> **Recorded information**
__________
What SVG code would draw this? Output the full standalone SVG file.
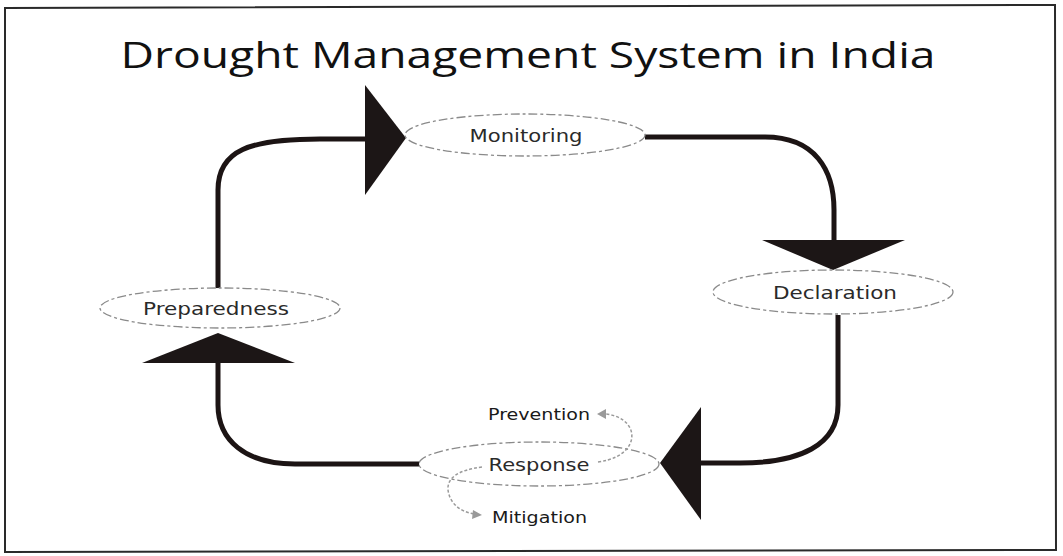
<svg xmlns="http://www.w3.org/2000/svg" width="1063" height="556" viewBox="0 0 1063 556">
<defs>
<style>
.node ellipse{fill:#fff;stroke:#8a8a8a;stroke-width:1.3;stroke-dasharray:9 3 3 3}
.node text{font-family:"DejaVu Sans",sans-serif;font-size:17px;fill:#2a2a2a;text-anchor:middle}
.sub text{font-family:"DejaVu Sans",sans-serif;font-size:15px;fill:#1a1a1a}
.conn{fill:none;stroke:#1c1414;stroke-width:5;stroke-linecap:butt}
.head{fill:#1c1616}
.sub path{fill:none;stroke:#9a9a9a;stroke-width:1.5;stroke-dasharray:3 2}
.sub polygon{fill:#9a9a9a}
</style>
</defs>
<rect width="1063" height="556" fill="#fff"/>
<path d="M5,8 L1055,5 L1056,550 L5,552 Z" fill="none" stroke="#2a2a2a" stroke-width="2"/>
<text x="528" y="68" font-family="Open Sans, Liberation Sans, sans-serif" font-size="36" fill="#111" text-anchor="middle" textLength="815" lengthAdjust="spacingAndGlyphs">Drought Management System in India</text>

<g id="connectors">
<path class="conn" d="M218,289 V190 C218,150 250,139 320,139 H368"/>
<polygon class="head" points="365,85 406,138 365,195"/>
<path class="conn" d="M645,137 H765 C815,137 834,170 834,210 V242"/>
<polygon class="head" points="762,240 905,240 833,270"/>
<path class="conn" d="M838,315 V405 C838,445 800,463 740,463 H698"/>
<polygon class="head" points="701,407 701,520 660,463"/>
<path class="conn" d="M420,464 H295 C245,464 218,440 218,405 V360"/>
<polygon class="head" points="142,363 295,363 218,333"/>
</g>

<g id="node-monitoring" class="node">
<ellipse cx="525" cy="135" rx="120" ry="21"/>
<text x="526" y="142" textLength="113" lengthAdjust="spacingAndGlyphs">Monitoring</text>
</g>
<g id="node-declaration" class="node">
<ellipse cx="833" cy="292" rx="120" ry="22"/>
<text x="835" y="299" textLength="124" lengthAdjust="spacingAndGlyphs">Declaration</text>
</g>
<g id="node-preparedness" class="node">
<ellipse cx="220" cy="308" rx="120" ry="20"/>
<text x="216" y="315" textLength="146" lengthAdjust="spacingAndGlyphs">Preparedness</text>
</g>
<g id="node-response" class="node">
<ellipse cx="539" cy="464" rx="120" ry="22"/>
<text x="539" y="471" textLength="101" lengthAdjust="spacingAndGlyphs">Response</text>
</g>

<g id="node-prevention" class="sub">
<path d="M598,462 C628,458 636,440 630,428 C625,418 612,414 604,414"/>
<polygon points="597,414 606,409 606,419"/>
<text x="488" y="420" textLength="102" lengthAdjust="spacingAndGlyphs">Prevention</text>
</g>
<g id="node-mitigation" class="sub">
<path d="M482,467 C458,470 447,478 448,490 C450,505 462,512 474,514"/>
<polygon points="482,515 473,510 472,519"/>
<text x="492" y="523" textLength="95" lengthAdjust="spacingAndGlyphs">Mitigation</text>
</g>
</svg>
__________
> **Written exercise**
Return only the lines running from the top of the data to the line that holds "System in India</text>". Include both of those lines, but skip the pictures.

> **Result**
What SVG code would draw this? Output the full standalone SVG file.
<svg xmlns="http://www.w3.org/2000/svg" width="1063" height="556" viewBox="0 0 1063 556">
<defs>
<style>
.node ellipse{fill:#fff;stroke:#8a8a8a;stroke-width:1.3;stroke-dasharray:9 3 3 3}
.node text{font-family:"DejaVu Sans",sans-serif;font-size:17px;fill:#2a2a2a;text-anchor:middle}
.sub text{font-family:"DejaVu Sans",sans-serif;font-size:15px;fill:#1a1a1a}
.conn{fill:none;stroke:#1c1414;stroke-width:5;stroke-linecap:butt}
.head{fill:#1c1616}
.sub path{fill:none;stroke:#9a9a9a;stroke-width:1.5;stroke-dasharray:3 2}
.sub polygon{fill:#9a9a9a}
</style>
</defs>
<rect width="1063" height="556" fill="#fff"/>
<path d="M5,8 L1055,5 L1056,550 L5,552 Z" fill="none" stroke="#2a2a2a" stroke-width="2"/>
<text x="528" y="68" font-family="Open Sans, Liberation Sans, sans-serif" font-size="36" fill="#111" text-anchor="middle" textLength="815" lengthAdjust="spacingAndGlyphs">Drought Management System in India</text>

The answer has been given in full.